Since the early days at Bell Labs, when speech recognition was in its infancy, the goal has always been to transcribe what was spoken – perfectly. There is a long history of amazing technology milestones that have led us from having computers make sense of simple words, then phrases, then sentences. Through major developments such as continuous speech recognition, Hidden Markov Models and then Deep Neural Networks, tremendous progress has been made. Last week marked a new stage, with Microsoft announcing that it has achieved human parity with its speech recognition technology.
Interactions has long believed that speech recognition is a foundational, business-enabling technology and is at the heart of a complex set of technologies that drive Intelligent Assistants in the market today. However, even though speech recognition nearly reaches human parity in simulated settings, it still has difficulty keeping pace with human level recognition in real world situations. All that it takes is trying using a speech service in your car or in a crowded airport to prove that point.
But even with these large advances in recognition capability, applied speech recognition is notreally interesting until it’s combined with other AI technologies such as Natural Language Understanding and Machine Learning. This combination holds the promise of providing game changing solutions that truly impact everyday life – shifting from transcribing and keyword recognition to truly conversational interfaces.
And that’s where Microsoft’s recent announcement becomes interesting: it’s not just that they have achieved human parity with speech recognition (given the right environment), it is the acknowledgement that recognition is just a small part of the real solution — and that this achievement is still far from true understanding. This announcement underscores how far speech recognition has come in recent history – with significant improvements in understanding due to advances in Machine Learning and the vast availability of data for processing and training, but it also underscores what else needs to be in place to make speech recognition truly beneficial.
With ongoing advances, speech and natural language technology has nearly limitless useful applications in business processes, customer care and consumer applications. But how do you make sense of all the information and technology buzz and apply this in a meaningful way? As a provider of Intelligent Assistant solutions, we get asked this a lot. So we’ve compiled some important things to consider:
Speech recognition is more powerful as part of an overall AI solution
In most cases, speech recognition on its own, is not a complete solution. It’s the application of this technology that drives the real value for businesses and consumers. The Microsoft experiment, for instance, pertains to only one part of the solution: translating speech to text. To get to truly functional, conversational applications, you need to do more. At Interactions, for example, we layer multiple recognition resources so that speech recognition works in nearly any environment regardless of background noises, other voices or heavy accents. We also apply natural language processing to make sense of what’s being said – this means you are now driving a dialogue with a computer rather than responding to just programmed keywords or phrases. Add to that dialogue management, awareness of consumer data and tight linkage and understanding of business specific data (think product names, business rules and specific promotions) and you start to achieve something truly useful for enterprise applications.

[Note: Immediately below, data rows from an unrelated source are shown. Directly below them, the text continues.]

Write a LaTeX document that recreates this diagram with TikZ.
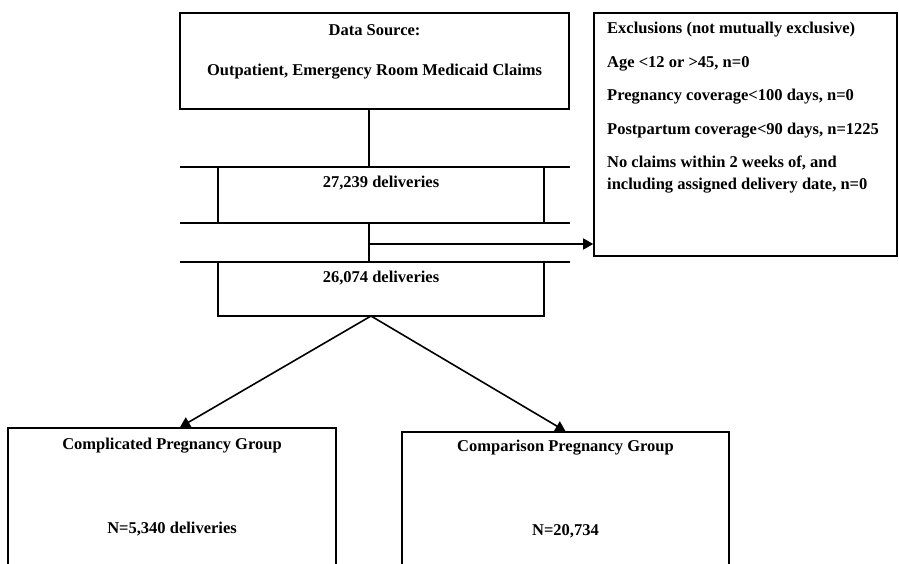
\documentclass[tikz,border=0pt]{standalone}
\usepackage{fontspec}
\setmainfont{Liberation Serif}
\usepackage{tikz}
\usetikzlibrary{arrows.meta,positioning}

\begin{document}
\begin{tikzpicture}[x=1pt, y=-1pt,
  box/.style={rectangle, draw, line width=1.6pt, inner sep=0pt},
  txt/.style={font=\bfseries\fontsize{16.5}{19}\selectfont, inner sep=0pt},
  link/.style={line width=1.6pt},
  tip/.style={line width=1.6pt, -{Triangle[length=10pt, width=11pt]}},
]
\clip (0,0) rectangle (899,564);
% source and the two count boxes
\node[box, minimum width=389pt, minimum height=96pt] (src) at (374.5,61) {};
\node[txt] (srcA) at (374.5,30) {Data Source:};
\node[txt] (srcB) at (374.5,72) {Outpatient, Emergency Room Medicaid Claims};
\draw[link] (180,167) -- (570,167);
\draw[link] (180,223) -- (570,223);
\draw[link] (180,262) -- (570,262);
\node[box, minimum width=326pt, minimum height=56pt] (cnt1) at (381,195) {};
\node[txt] (cnt1t) at (381,183) {27,239 deliveries};
\node[box, minimum width=326pt, minimum height=54pt] (cnt2) at (381,289) {};
\node[txt] (cnt2t) at (381,278) {26,074 deliveries};
% exclusions
\node[box, minimum width=303pt, minimum height=243pt] (excl) at (745.5,134.5) {};
\node[txt, anchor=west] (ex0) at (607,30) {Exclusions (not mutually exclusive)};
\node[txt, anchor=west] (ex1) at (607,64) {Age <12 or >45, n=0};
\node[txt, anchor=west] (ex2) at (607,97) {Pregnancy coverage<100 days, n=0};
\node[txt, anchor=west] (ex3) at (607,131) {Postpartum coverage<90 days, n=1225};
\node[txt, anchor=west] (ex4) at (607,163) {No claims within 2 weeks of, and};
\node[txt, anchor=west] (ex5) at (607,186) {including assigned delivery date, n=0};
% groups
\node[box, minimum width=328pt, minimum height=172pt] (grpA) at (172,514) {};
\node[txt] (grpAt) at (172,446) {Complicated Pregnancy Group};
\node[txt] (grpAn) at (172,529) {N=5,340 deliveries};
\node[box, minimum width=327pt, minimum height=168pt] (grpB) at (565.5,516) {};
\node[txt] (grpBt) at (565.5,448) {Comparison Pregnancy Group};
\node[txt] (grpBn) at (565.5,531) {N=20,734};
% connectors
\coordinate (stem) at (369,0);
\coordinate (tap) at (369,244);
\coordinate (fork) at (371,316);
\draw[link] (src.south -| stem) -- (cnt1.north -| stem);
\draw[link] (cnt1.south -| stem) -- (cnt2.north -| stem);
\draw[tip] (tap) -- (tap -| excl.west);
\draw[tip] (fork) -- ([xshift=8pt]grpA.north);
\draw[tip] (fork) -- (grpB.north);
\end{tikzpicture}
\end{document}
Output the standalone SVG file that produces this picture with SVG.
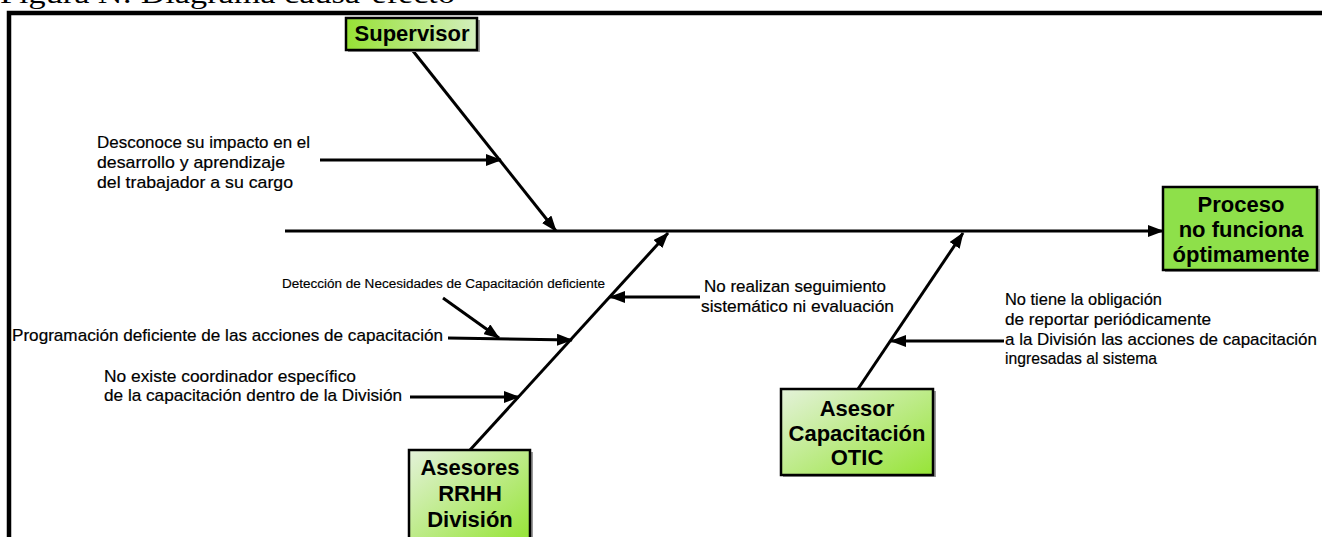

Providing a seamless, multichannel experience is critical
Whether it’s due to millennial preferences or just changing trends in the marketplace, there is no denying that customers want to interact with companies on multiple devices. The voice channel still plays a predominant role in business to consumer interactions, but increasingly the customer interaction journey spans web chat, text, and email as well. Any Intelligent Assistant solution needs to be able to support customers across channels – meaning a technology stack that provides a seamless solution is even more important.
General purpose tools are not tuned
Generic speech recognition tools are designed to recognize a broad variety of topics – so they are not tuned for specific brands, industries, or use cases. These types of tools are not designed to understand the kind of experience a business wants to deliver or the business issues that need to be solved. At Interactions, our solutions provide a conversational experience that truly understands customer intent. Beyond that, our solutions are continuously trained and tuned to our customers’ specific industries and use cases – further improving accuracy over time.
Owning the entire customer experience means better brand recognition
When utilizing speech recognition for customer interactions, it’s important to own the entire experience. Companies that employ an “out-of-the-box” solution are putting an intermediary between themselves and the customer – which could impact the brand. Instead of handing over the direct customer interface to another company, Interactions solutions are customized for your business needs, so you own the entire customer experience.
The importance of customer insights
In the complex world of speech and customer care, the concept of customer data becomes key. Customer insights provide valuable data that can be used to create even more intelligent solutions via Machine Learning – but where this data lives is extremely important. With many speech recognition tools, company data is being held by other companies. That could mean buying preferences, customer data, frequency of contact or any information that your customers share may not make its way to you.
Speech recognition is clearly advancing and becoming a more widespread and increasingly used technology across multiple industries. Ultimately, however, the application of this technology and how it is paired with complementary technologies will determine how meaningful and useful it is for businesses.